During the four days beginning October 3, loans will be sanctioned for retail, agriculture, vehicle, home, MSME, education and personal categories on the spot.
All banks, including State Bank of India (SBI), Punjab National Bank (PNB), Bank of Baroda (BoB), and Corporation Bank have geared themselves up to take advantage of festival season demand.
SBI is the lead banker in 48 districts across the country. Likewise, BoB is the lead banker in 17 out of 250 districts in the first phase.
BoB is holding ‘Baroda Kisan Pakhwada’ when its branches will focus on promoting farm loans, BoB said in a statement.
During the annual performance review earlier this month, public sector banks decided to undertake outreach exercise in 400 identified districts. Later, the private sector too expressed their willingness to join the initiative.
That the banks are averse to giving huge corporate loans can be understood from the fact that the non-performing assets (NPAs), or the bad loans, amounted to ₹10.3 trillion (11.2 per cent of advances) in March 2018.
Especially hit are the public sector banks (PSBs) which account for around 86 per cent of the total bad loans.
The banks have been pushing retail credit for the past few years now as in the face of surge in defaults in corporate loans, the banks have retail loans as the last resort to show growth.
The lure for retail lending is that it is high yielding and relatively safer as individuals work overtime to avoid default, partly for their reputation in the society and partly because of the fear of sliding in the credit score that would make future loans very hard to get if not impossible. The middle class, the primary consumer of the retail loans, can hardly afford to lose their credit credibility.
Mortgages, auto loans, loans for durables and personal loans for pleasure trips abroad have gained popularity over the last 4-5 years.

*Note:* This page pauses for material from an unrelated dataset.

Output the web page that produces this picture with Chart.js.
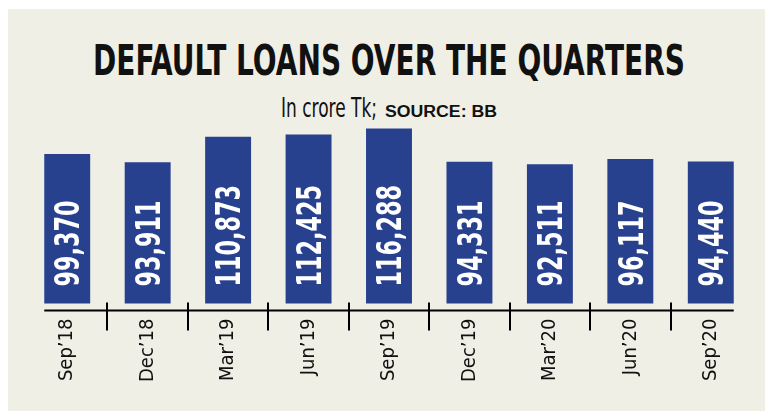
<!DOCTYPE html>
<html lang="en">
<head>
<meta charset="UTF-8">
<title>Default loans over the quarters</title>
<script src="https://cdn.jsdelivr.net/npm/chart.js@4.4.0/dist/chart.umd.min.js"></script>
<style>
*{box-sizing:border-box;margin:0;padding:0}
body{background:#fff;width:765px;height:411px;overflow:hidden;position:relative}
.panel{position:absolute;left:8px;top:9px;width:757px;height:402px;background:#f0efe5}
.fit{position:absolute;white-space:nowrap;transform-origin:0 0;color:#111;line-height:1}
#title{font-family:"Liberation Sans Narrow","DejaVu Sans Condensed",sans-serif;font-weight:700;font-size:42px;left:93px;top:39.5px}
#sub1{font-family:"Liberation Sans Narrow","DejaVu Sans Condensed",sans-serif;font-size:27px;left:281px;top:94px}
#sub2{font-family:"Liberation Sans","DejaVu Sans",sans-serif;font-weight:700;font-size:16px;left:385px;top:103.5px}
canvas{position:absolute;left:0;top:0}
</style>
</head>
<body>
<div class="panel"></div>
<div class="fit" id="title" data-w="592">DEFAULT LOANS OVER THE QUARTERS</div>
<div class="fit" id="sub1" data-w="96">In crore Tk;</div>
<div class="fit" id="sub2" data-w="112">SOURCE: BB</div>
<canvas id="chart" width="765" height="411"></canvas>

<script>
const quarters = ["Sep’18", "Dec’18", "Mar’19", "Jun’19", "Sep’19", "Dec’19", "Mar’20", "Jun’20", "Sep’20"];
const defaultLoans = [99370, 93911, 110873, 112425, 116288, 94331, 92511, 96117, 94440];

const barColor = "#27418e";
const condensed = '"Liberation Sans Narrow","DejaVu Sans Condensed",sans-serif';

// squeeze the headline texts to the widths in the print graphic
document.querySelectorAll(".fit").forEach(el => {
  const w = el.getBoundingClientRect().width;
  el.style.transform = "scaleX(" + (el.dataset.w / w) + ")";
});

// white numbers standing up inside each bar
const barValues = {
  id: "barValues",
  afterDatasetsDraw(chart) {
    const ctx = chart.ctx;
    const meta = chart.getDatasetMeta(0);
    const size = 34;
    ctx.save();
    ctx.font = "bold " + size + "px " + condensed;
    const sx = 86 / ctx.measureText("99,370").width;
    const capH = size * 0.716;
    ctx.fillStyle = "#fff";
    ctx.textAlign = "left";
    ctx.textBaseline = "alphabetic";
    meta.data.forEach((bar, i) => {
      ctx.save();
      ctx.translate(bar.x + capH / 2, bar.base - 17);
      ctx.rotate(-Math.PI / 2);
      ctx.scale(sx, 1);
      ctx.fillText(defaultLoans[i].toLocaleString("en-US"), 0, 0);
      ctx.restore();
    });
    ctx.restore();
  }
};

// baseline with separators between the quarters
const axisLine = {
  id: "axisLine",
  afterDatasetsDraw(chart) {
    const ctx = chart.ctx;
    const x = chart.scales.x;
    const bars = chart.getDatasetMeta(0).data;
    const y = chart.chartArea.bottom;
    const first = bars[0], last = bars[bars.length - 1];
    ctx.save();
    ctx.strokeStyle = "#000";
    ctx.lineWidth = 2;
    ctx.beginPath();
    ctx.moveTo(first.x - first.width / 2, y);
    ctx.lineTo(last.x + last.width / 2, y);
    for (let i = 0; i < quarters.length - 1; i++) {
      const xm = Math.round((x.getPixelForValue(i) + x.getPixelForValue(i + 1)) / 2);
      ctx.moveTo(xm, y - 8);
      ctx.lineTo(xm, y + 20);
    }
    ctx.stroke();
    ctx.restore();
  }
};

new Chart(document.getElementById("chart"), {
  type: "bar",
  data: {
    labels: quarters,
    datasets: [{
      data: defaultLoans,
      backgroundColor: barColor,
      borderWidth: 0,
      categoryPercentage: 1,
      barPercentage: 0.571
    }]
  },
  options: {
    responsive: false,
    animation: false,
    devicePixelRatio: 1,
    layout: { padding: { left: 27, right: 14, top: 123, bottom: 29 } },
    plugins: { legend: { display: false }, tooltip: { enabled: false } },
    scales: {
      x: {
        grid: { display: false },
        border: { display: false },
        ticks: {
          color: "#111",
          font: { family: condensed, size: 20 },
          minRotation: 90, maxRotation: 90,
          autoSkip: false,
          padding: 0
        }
      },
      y: { display: false, min: -4650, max: 120000 }
    }
  },
  plugins: [barValues, axisLine]
});
</script>
</body>
</html>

Already, huge profitability of retail lending have led to crowding of the segment and dilution of standards of underwriting in order to capture business.
The other target of the banks’ outreach programme, the MSMEs (micro, small and medium enterprises), apparently still reeling under the impact of demonetisation of 2016 and the suddenly imposed GST, have not been too well either as there is lack of demand.
The GDP showed its slowest growth in the last quarter of fiscal 2019 in the past five years.
“The outreach camps will provide a one-stop destination for MSMEs, small retail businesses and end customers to access all bank services, especially loans in auto, home, personal and business section,” an official statement said.
“While at one level it will help businesses to gear up for the festive season, it will also provide ready cash in the hands of consumers. All prudent financial norms and due diligence will be followed by PSBs while disbursing loans,” a top official of the public sector bank said.
For spreading information, the banker said, local vendor associations, commercial organizations and chambers of commerce may also be engaged to spread the message among merchants and customers.
The second phase will be in 150 districts and will be held between October 21 and October 25, just ahead of Diwali.